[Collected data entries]
* Start *

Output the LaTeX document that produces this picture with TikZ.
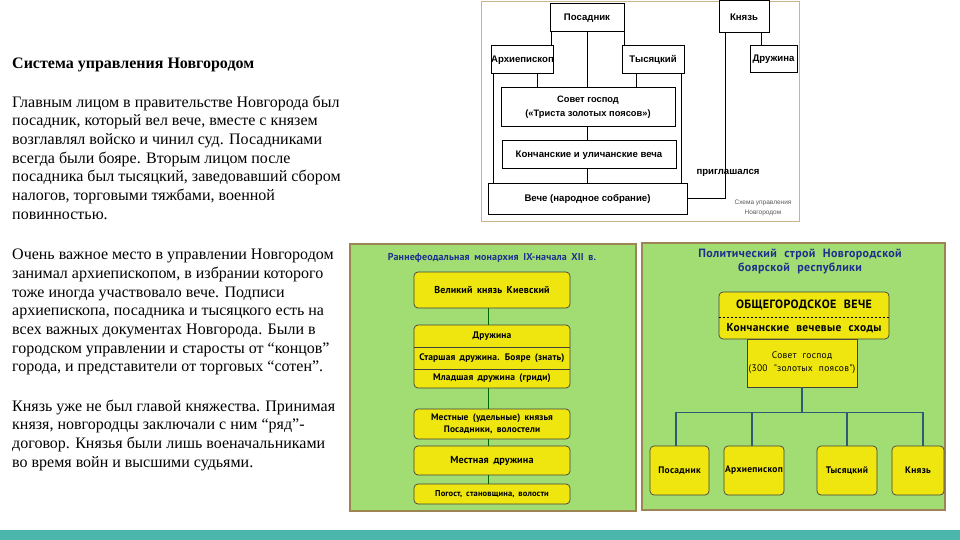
\documentclass[tikz,border=0pt]{standalone}
\usepackage{fontspec}
\setmainfont{Liberation Serif}
\newfontfamily\arialf{Liberation Sans}
\newfontfamily\ptsf[WordSpace=2.2, LetterSpace=3]{PT Sans}
\newfontfamily\ptsl[WordSpace=1.7, LetterSpace=1.5]{PT Sans}
\usetikzlibrary{calc}
\definecolor{panelgreen}{HTML}{A2DD74}
\definecolor{panelborder}{HTML}{9C8552}
\definecolor{boxyellow}{HTML}{EEE60E}
\definecolor{titleblue}{HTML}{1E308C}
\definecolor{treeline}{HTML}{2D5A74}
\definecolor{bandteal}{HTML}{4DB6AC}
\definecolor{frametan}{HTML}{C9B48E}
\tikzset{
  bodytext/.style={anchor=north west, inner sep=0pt, align=left, font=\fontsize{16}{18.7}\selectfont},
  tbox/.style={draw=black, line width=1pt, fill=white, inner sep=0pt, align=center,
               font=\arialf\bfseries\fontsize{9.6}{12}\selectfont},
  tline/.style={draw=black, line width=0.9pt},
  panel/.style={draw=panelborder, line width=1.6pt, fill=panelgreen},
  ybox/.style={draw=black!75, line width=0.7pt, fill=boxyellow, rounded corners=4pt, inner sep=0pt,
               align=center, font=\ptsf\bfseries\fontsize{9.5}{12}\selectfont},
  lbox/.style={ybox, font=\ptsl\bfseries\fontsize{9.5}{12}\selectfont},
  yrow/.style={inner sep=0pt, minimum width=156pt, align=center, font=\ptsl\bfseries\fontsize{9.5}{12}\selectfont},
  lline/.style={draw=black!60!green, line width=0.7pt},
  rline/.style={draw=treeline, line width=1.4pt},
  ptitle/.style={text=titleblue, align=center, inner sep=0pt},
}
\begin{document}
\begin{tikzpicture}[x=1pt,y=-1pt]
\useasboundingbox (0,0) rectangle (960,540);
\fill[white] (0,0) rectangle (960,540);
\fill[bandteal] (0,530) rectangle (960,540);

% ---------- left text ----------
\node[anchor=north west, inner sep=0pt, font=\bfseries\fontsize{16}{19}\selectfont] (title) at (12,58) {Система управления Новгородом};
\node[bodytext] (p1) at (12,95.5) {Главным лицом в правительстве Новгорода был\\
посадник, который вел вече, вместе с князем\\
возглавлял войско и чинил суд. Посадниками\\
всегда были бояре. Вторым лицом после\\
посадника был тысяцкий, заведовавший сбором\\
налогов, торговыми тяжбами, военной\\
повинностью.};
\node[bodytext] (p2) at (12,249) {Очень важное место в управлении Новгородом\\
занимал архиепископом, в избрании которого\\
тоже иногда участвовало вече. Подписи\\
архиепископа, посадника и тысяцкого есть на\\
всех важных документах Новгорода. Были в\\
городском управлении и старосты от “концов”\\
города, и представители от торговых “сотен”.};
\node[bodytext] (p3) at (12,399.5) {Князь уже не был главой княжества. Принимая\\
князя, новгородцы заключали с ним “ряд”-\\
договор. Князья были лишь военачальниками\\
во время войн и высшими судьями.};

% ---------- top diagram ----------
\draw[frametan, line width=1pt, fill=white] (481,2) rectangle (799,221);
\node[tbox, minimum width=74pt, minimum height=28pt] (tpos) at (587,18) {Посадник};
\node[tbox, minimum width=50pt, minimum height=32pt] (tkn) at (744,17) {Князь};
\node[tbox, minimum width=61pt, minimum height=28pt] (tarch) at (522.5,60) {Архиепископ};
\node[tbox, minimum width=62pt, minimum height=28pt] (ttys) at (653,60) {Тысяцкий};
\node[tbox, minimum width=47pt, minimum height=27pt] (tdr) at (773.5,59.5) {Дружина};
\node[tbox, minimum width=174pt, minimum height=39pt, font=\arialf\bfseries\fontsize{9.3}{14}\selectfont] (tsov) at (588,107.5) {Совет господ\\(«Триста золотых поясов»)};
\node[tbox, minimum width=174pt, minimum height=28pt] (tkon) at (589,155) {Кончанские и уличанские веча};
\node[tbox, minimum width=199pt, minimum height=31pt] (tveche) at (587.5,198.5) {Вече (народное собрание)};
\node[inner sep=0pt, font=\arialf\bfseries\fontsize{9.6}{11}\selectfont] (tinv) at (728,173) {приглашался};
\node[inner sep=0pt, align=center, text=black!65, font=\arialf\fontsize{6.5}{10}\selectfont] (tcap) at (763,208) {Схема управления\\Новгородом};

\draw[tline] ([xshift=2pt]tpos.south west) -- ([xshift=2pt]tpos.south west |- tarch.north);
\draw[tline] (tpos.south east) -- (tpos.south east |- ttys.north);
\draw[tline] (tpos.south) -- (tpos.south |- tsov.north);
\draw[tline] (tsov.south -| tpos.south) -- (tkon.north -| tpos.south);
\draw[tline] (tkon.south -| tpos.south) -- (tveche.north -| tpos.south);
\draw[tline] ([xshift=14.5pt]tarch.south) -- ([xshift=14.5pt]tarch.south |- tsov.north);
\draw[tline] ([xshift=-17pt]ttys.south) -- ([xshift=-17pt]ttys.south |- tsov.north);
\draw[tline] ([xshift=3pt]tarch.south west) -- ([xshift=3pt]tarch.south west |- tveche.north);
\draw[tline] ([xshift=-3pt]ttys.south east) -- ([xshift=-3pt]ttys.south east |- tveche.north);
\draw[tline] ([xshift=7pt]tkn.south west) |- (tveche.east);
\draw[tline] ([xshift=17pt]tkn.south) -- ([xshift=17pt]tkn.south |- tdr.north);

% ---------- left green panel ----------
\draw[panel] (350,244) rectangle (636,511);
\node[ptitle, font=\ptsl\bfseries\fontsize{10}{12}\selectfont] (ltitle) at (492,258) {Раннефеодальная монархия IX-начала XII в.};
\node[lbox, minimum width=156pt, minimum height=36pt, font=\ptsl\bfseries\fontsize{10}{12}\selectfont] (lvk) at (492,290) {Великий князь Киевский};
\node[lbox, minimum width=156pt, minimum height=63pt] (ldr) at (492,356.5) {};
\node[yrow, minimum height=22pt] (lr1) at (492,336) {Дружина};
\node[yrow, minimum height=22pt] (lr2) at (492,358) {Старшая дружина. Бояре (знать)};
\node[yrow, minimum height=19pt] (lr3) at (492,378.5) {Младшая дружина (гриди)};
\draw[black!75, line width=0.7pt] (lr1.south west) -- (lr1.south east);
\draw[black!75, line width=0.7pt] (lr2.south west) -- (lr2.south east);
\node[lbox, minimum width=156pt, minimum height=30pt, font=\ptsl\bfseries\fontsize{9.4}{12.5}\selectfont] (lmest) at (492,424) {Местные (удельные) князья\\Посадники, волостели};
\node[lbox, minimum width=156pt, minimum height=29pt, font=\ptsl\bfseries\fontsize{10.2}{12}\selectfont] (lmd) at (492,460.5) {Местная дружина};
\node[lbox, minimum width=156pt, minimum height=20pt, font=\ptsl\bfseries\fontsize{8.5}{10}\selectfont] (lpog) at (492,494) {Погост, становщина, волости};
\draw[lline] ([xshift=-4pt]lvk.south) -- ([xshift=-4pt]ldr.north);
\draw[lline] ([xshift=-4pt]ldr.south) -- ([xshift=-4pt]lmest.north);
\draw[lline] ([xshift=-4pt]lmest.south) -- ([xshift=-4pt]lmd.north);
\draw[lline] ([xshift=-4pt]lmd.south) -- ([xshift=-4pt]lpog.north);

% ---------- right green panel ----------
\draw[panel] (642,243) rectangle (945,510);
\node[ptitle, font=\ptsf\bfseries\fontsize{12}{14}\selectfont] (rtitle) at (800,262) {Политический строй Новгородской\\боярской республики};
\node[draw=black!75, line width=0.7pt, fill=boxyellow, minimum width=110pt, minimum height=48pt, inner sep=0pt,
      align=center, font=\ptsf\fontsize{9.5}{13}\selectfont] (rsov) at (802,363) {Совет господ\\(300 "золотых поясов")};
\node[ybox, minimum width=170pt, minimum height=47pt] (rog) at (804,315.5) {};
\node[inner sep=0pt, minimum width=170pt, minimum height=25pt, font=\ptsf\bfseries\fontsize{12}{13}\selectfont] (rog1) at (804,304.5) {ОБЩЕГОРОДСКОЕ ВЕЧЕ};
\node[inner sep=0pt, minimum width=170pt, minimum height=22pt, font=\ptsf\bfseries\fontsize{11.5}{13}\selectfont] (rog2) at (804,328) {Кончанские вечевые сходы};
\draw[black, line width=0.8pt, dashed, dash pattern=on 2pt off 2pt] (rog1.south west) -- (rog1.south east);

\node[ybox, minimum width=59pt, minimum height=49pt] (rpos) at (679.5,470.5) {Посадник};
\node[ybox, minimum width=60pt, minimum height=49pt] (rarch) at (754,470.5) {Архиепископ};
\node[ybox, minimum width=60pt, minimum height=49pt] (rtys) at (847,470.5) {Тысяцкий};
\node[ybox, minimum width=52pt, minimum height=49pt] (rkn) at (918,470.5) {Князь};
\draw[rline] (rsov.south) -- ++(0,25) coordinate (rhub);
\draw[rline] ([xshift=-3.5pt]rpos.north) -- ([xshift=-3.5pt]rpos.north |- rhub) -- ([xshift=5pt]rkn.north |- rhub) -- ([xshift=5pt]rkn.north);
\draw[rline] ([xshift=-2pt]rarch.north) -- ([xshift=-2pt]rarch.north |- rhub);
\draw[rline] (rtys.north) -- (rtys.north |- rhub);
\end{tikzpicture}
\end{document}
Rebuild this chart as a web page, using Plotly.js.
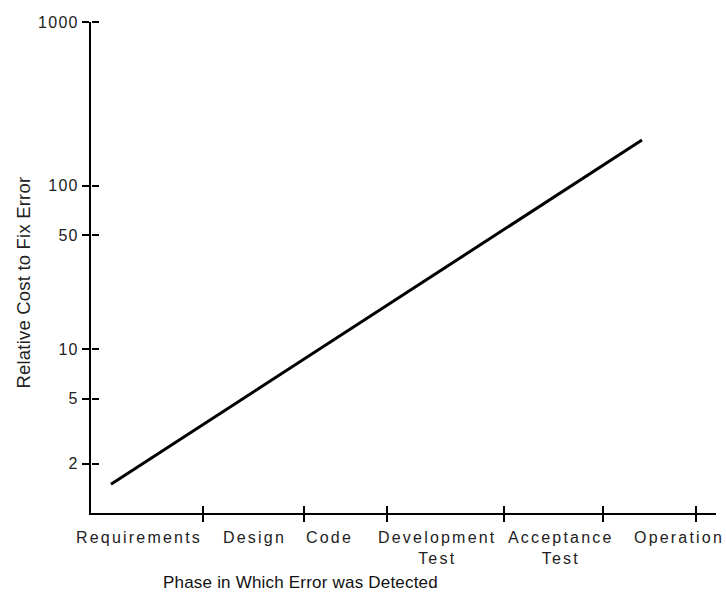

* End *

## Exercise prompt
Whichever lines contain the string "this", select and copy them.

## Reply to the task
Output the LaTeX document that produces this picture with TikZ.
Rebuild this chart as a web page, using Plotly.js.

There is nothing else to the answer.